### DATA SUPPLIED
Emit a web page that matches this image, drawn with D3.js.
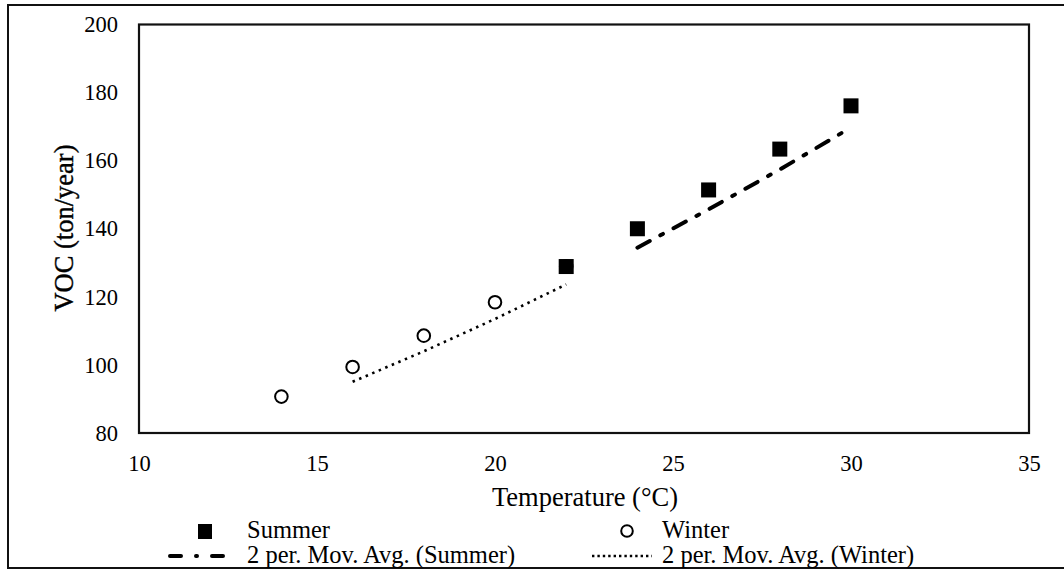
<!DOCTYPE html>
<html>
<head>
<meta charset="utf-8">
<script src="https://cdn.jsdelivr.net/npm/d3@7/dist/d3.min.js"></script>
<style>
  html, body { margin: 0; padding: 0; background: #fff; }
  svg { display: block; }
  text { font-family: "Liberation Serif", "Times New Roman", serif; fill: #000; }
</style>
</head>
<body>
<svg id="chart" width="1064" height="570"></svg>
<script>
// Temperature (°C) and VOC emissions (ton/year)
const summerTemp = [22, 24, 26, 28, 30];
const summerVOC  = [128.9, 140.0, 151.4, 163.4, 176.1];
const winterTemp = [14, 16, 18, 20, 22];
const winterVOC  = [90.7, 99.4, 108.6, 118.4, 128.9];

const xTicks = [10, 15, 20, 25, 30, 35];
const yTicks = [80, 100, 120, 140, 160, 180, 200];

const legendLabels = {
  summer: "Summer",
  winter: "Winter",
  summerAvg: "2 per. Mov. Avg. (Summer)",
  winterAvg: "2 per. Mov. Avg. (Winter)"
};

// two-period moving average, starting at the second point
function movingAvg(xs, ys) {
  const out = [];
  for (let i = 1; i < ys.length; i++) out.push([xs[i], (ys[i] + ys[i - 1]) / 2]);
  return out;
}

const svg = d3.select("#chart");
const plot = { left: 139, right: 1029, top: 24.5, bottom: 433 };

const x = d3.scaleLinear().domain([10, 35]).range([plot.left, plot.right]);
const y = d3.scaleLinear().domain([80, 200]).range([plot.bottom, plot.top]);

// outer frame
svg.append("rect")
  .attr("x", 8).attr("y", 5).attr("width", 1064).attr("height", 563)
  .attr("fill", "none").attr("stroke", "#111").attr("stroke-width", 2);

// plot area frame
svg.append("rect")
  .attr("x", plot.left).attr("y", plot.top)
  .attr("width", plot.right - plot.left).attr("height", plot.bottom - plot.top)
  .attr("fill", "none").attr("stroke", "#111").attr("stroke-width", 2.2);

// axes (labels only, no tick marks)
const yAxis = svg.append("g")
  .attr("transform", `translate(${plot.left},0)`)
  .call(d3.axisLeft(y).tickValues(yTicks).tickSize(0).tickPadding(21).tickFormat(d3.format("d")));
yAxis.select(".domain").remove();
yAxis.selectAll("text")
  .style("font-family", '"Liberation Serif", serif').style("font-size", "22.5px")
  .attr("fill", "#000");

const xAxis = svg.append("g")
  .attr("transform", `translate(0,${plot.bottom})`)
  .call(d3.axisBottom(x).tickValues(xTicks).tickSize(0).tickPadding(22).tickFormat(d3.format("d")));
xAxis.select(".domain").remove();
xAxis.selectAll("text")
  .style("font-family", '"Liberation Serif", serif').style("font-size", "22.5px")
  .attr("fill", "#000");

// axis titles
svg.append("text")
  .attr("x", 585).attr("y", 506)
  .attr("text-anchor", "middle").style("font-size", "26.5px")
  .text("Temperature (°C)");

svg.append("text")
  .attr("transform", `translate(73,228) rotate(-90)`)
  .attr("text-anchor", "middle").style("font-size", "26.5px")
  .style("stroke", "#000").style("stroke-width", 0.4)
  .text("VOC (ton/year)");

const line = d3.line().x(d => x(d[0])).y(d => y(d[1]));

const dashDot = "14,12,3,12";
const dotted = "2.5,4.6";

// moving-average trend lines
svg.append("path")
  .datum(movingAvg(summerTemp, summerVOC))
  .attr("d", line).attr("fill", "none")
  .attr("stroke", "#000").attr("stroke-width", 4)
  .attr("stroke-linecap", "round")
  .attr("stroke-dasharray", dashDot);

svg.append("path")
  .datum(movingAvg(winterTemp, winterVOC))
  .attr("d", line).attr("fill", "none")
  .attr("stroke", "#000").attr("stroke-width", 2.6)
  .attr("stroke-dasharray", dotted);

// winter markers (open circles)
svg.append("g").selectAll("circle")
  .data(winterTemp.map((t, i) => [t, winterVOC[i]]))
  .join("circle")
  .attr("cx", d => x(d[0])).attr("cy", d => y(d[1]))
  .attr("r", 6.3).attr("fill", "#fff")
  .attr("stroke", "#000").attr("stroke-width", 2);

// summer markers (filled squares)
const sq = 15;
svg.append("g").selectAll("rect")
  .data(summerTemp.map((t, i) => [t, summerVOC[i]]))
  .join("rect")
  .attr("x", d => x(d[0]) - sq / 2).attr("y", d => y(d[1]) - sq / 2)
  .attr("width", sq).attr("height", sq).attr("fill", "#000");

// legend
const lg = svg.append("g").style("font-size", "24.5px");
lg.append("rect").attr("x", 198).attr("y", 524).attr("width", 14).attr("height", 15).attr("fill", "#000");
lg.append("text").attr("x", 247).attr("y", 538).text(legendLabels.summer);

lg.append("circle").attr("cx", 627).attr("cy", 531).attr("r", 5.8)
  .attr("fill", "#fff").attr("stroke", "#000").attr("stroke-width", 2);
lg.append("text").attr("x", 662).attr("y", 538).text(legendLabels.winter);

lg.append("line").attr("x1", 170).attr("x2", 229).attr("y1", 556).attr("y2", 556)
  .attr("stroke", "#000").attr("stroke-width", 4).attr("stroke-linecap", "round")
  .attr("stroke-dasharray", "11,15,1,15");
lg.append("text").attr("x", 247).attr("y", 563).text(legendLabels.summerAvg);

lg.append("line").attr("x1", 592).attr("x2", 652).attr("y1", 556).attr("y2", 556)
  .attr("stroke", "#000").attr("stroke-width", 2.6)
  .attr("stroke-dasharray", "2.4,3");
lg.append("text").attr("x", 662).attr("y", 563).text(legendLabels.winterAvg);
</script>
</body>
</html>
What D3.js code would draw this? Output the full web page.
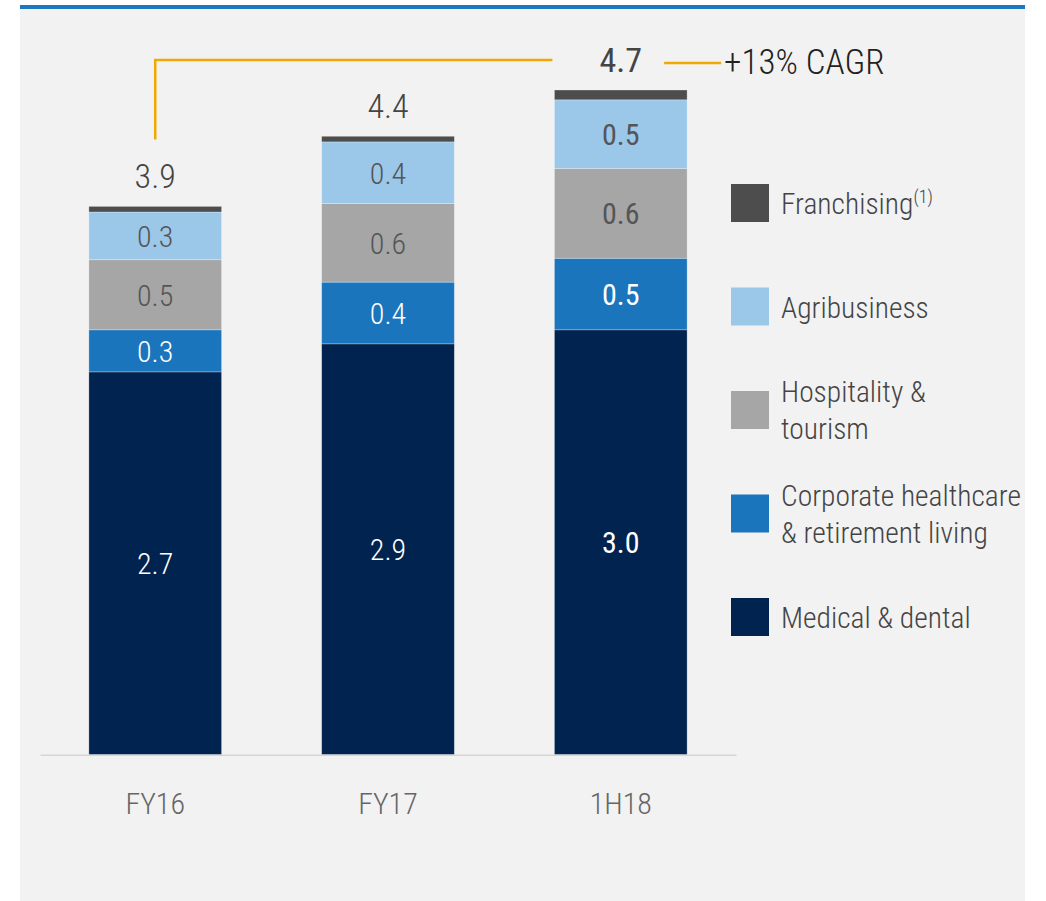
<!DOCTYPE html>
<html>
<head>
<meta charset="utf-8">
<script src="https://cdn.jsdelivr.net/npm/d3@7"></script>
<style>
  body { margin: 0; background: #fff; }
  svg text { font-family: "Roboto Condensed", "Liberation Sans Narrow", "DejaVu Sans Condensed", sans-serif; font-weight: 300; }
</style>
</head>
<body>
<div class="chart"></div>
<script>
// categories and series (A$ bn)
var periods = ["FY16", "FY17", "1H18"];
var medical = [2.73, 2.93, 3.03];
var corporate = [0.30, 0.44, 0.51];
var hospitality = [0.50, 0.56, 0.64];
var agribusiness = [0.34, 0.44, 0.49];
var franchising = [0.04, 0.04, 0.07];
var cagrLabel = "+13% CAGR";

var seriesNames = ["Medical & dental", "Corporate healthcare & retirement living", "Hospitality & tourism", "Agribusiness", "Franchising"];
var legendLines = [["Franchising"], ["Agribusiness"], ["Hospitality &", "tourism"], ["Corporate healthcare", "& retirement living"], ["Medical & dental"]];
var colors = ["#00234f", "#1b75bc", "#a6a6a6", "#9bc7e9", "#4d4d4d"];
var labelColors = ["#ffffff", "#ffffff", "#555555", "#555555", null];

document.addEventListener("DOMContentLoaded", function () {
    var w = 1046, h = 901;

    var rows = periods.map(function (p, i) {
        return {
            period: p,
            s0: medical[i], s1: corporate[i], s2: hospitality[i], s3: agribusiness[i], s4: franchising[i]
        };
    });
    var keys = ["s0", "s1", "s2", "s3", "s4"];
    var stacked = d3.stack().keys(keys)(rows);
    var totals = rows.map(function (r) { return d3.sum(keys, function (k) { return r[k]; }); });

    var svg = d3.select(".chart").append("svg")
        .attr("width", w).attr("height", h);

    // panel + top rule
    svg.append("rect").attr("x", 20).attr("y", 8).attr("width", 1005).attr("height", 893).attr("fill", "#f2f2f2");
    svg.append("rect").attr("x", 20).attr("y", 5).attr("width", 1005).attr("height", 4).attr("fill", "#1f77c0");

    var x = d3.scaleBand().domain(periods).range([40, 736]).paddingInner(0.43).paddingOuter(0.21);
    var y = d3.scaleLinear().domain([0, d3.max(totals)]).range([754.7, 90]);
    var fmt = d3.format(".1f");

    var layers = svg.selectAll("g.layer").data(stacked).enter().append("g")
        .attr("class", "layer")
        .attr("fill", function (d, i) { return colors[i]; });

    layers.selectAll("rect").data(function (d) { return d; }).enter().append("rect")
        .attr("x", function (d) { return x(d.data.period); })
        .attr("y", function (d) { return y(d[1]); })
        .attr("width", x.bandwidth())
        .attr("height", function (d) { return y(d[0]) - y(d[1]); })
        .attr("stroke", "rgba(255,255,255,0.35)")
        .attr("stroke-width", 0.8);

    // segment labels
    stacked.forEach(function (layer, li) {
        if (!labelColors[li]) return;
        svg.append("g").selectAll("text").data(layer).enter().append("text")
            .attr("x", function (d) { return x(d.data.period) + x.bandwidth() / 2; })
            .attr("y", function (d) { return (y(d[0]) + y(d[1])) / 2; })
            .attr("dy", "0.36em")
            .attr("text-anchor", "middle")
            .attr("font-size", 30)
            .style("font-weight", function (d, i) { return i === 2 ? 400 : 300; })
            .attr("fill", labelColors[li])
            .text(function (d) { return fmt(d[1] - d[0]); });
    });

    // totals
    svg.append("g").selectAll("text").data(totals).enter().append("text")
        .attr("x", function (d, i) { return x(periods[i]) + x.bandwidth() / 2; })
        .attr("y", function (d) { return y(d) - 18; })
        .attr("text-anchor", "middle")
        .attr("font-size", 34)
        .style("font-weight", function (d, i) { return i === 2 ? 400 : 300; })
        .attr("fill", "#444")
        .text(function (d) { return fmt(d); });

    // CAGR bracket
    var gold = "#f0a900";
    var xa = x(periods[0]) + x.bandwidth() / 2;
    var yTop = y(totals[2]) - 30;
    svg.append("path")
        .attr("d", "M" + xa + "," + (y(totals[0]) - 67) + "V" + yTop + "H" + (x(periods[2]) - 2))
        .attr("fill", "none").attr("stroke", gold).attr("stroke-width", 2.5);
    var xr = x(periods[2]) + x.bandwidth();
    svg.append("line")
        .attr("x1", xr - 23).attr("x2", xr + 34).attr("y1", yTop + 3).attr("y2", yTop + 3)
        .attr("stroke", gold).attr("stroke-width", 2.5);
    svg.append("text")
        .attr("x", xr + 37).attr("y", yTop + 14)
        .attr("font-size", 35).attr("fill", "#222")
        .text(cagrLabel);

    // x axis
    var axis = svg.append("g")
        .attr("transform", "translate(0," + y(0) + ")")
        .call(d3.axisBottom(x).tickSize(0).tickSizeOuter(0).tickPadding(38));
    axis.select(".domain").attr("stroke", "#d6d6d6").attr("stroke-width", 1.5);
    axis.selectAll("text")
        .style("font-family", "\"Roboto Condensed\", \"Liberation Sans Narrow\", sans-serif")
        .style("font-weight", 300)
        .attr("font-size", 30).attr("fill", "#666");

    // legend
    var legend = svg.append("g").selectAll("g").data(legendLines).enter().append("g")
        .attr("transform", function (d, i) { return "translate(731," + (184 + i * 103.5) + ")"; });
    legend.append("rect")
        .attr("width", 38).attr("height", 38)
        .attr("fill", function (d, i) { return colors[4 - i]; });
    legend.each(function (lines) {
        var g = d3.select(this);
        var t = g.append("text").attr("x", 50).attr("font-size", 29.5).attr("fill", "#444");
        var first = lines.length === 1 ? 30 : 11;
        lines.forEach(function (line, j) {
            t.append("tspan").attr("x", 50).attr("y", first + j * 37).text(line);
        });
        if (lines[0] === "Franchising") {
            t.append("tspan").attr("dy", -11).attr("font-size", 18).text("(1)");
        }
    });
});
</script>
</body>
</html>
######
Everything from the first line of the listing above through the line that contains "108.6, 118.4, 128.9];" is to be restated word for word, minus the pictures.

COMPLETED EXERCISE »
Emit a web page that matches this image, drawn with D3.js.
<!DOCTYPE html>
<html>
<head>
<meta charset="utf-8">
<script src="https://cdn.jsdelivr.net/npm/d3@7/dist/d3.min.js"></script>
<style>
  html, body { margin: 0; padding: 0; background: #fff; }
  svg { display: block; }
  text { font-family: "Liberation Serif", "Times New Roman", serif; fill: #000; }
</style>
</head>
<body>
<svg id="chart" width="1064" height="570"></svg>
<script>
// Temperature (°C) and VOC emissions (ton/year)
const summerTemp = [22, 24, 26, 28, 30];
const summerVOC  = [128.9, 140.0, 151.4, 163.4, 176.1];
const winterTemp = [14, 16, 18, 20, 22];
const winterVOC  = [90.7, 99.4, 108.6, 118.4, 128.9];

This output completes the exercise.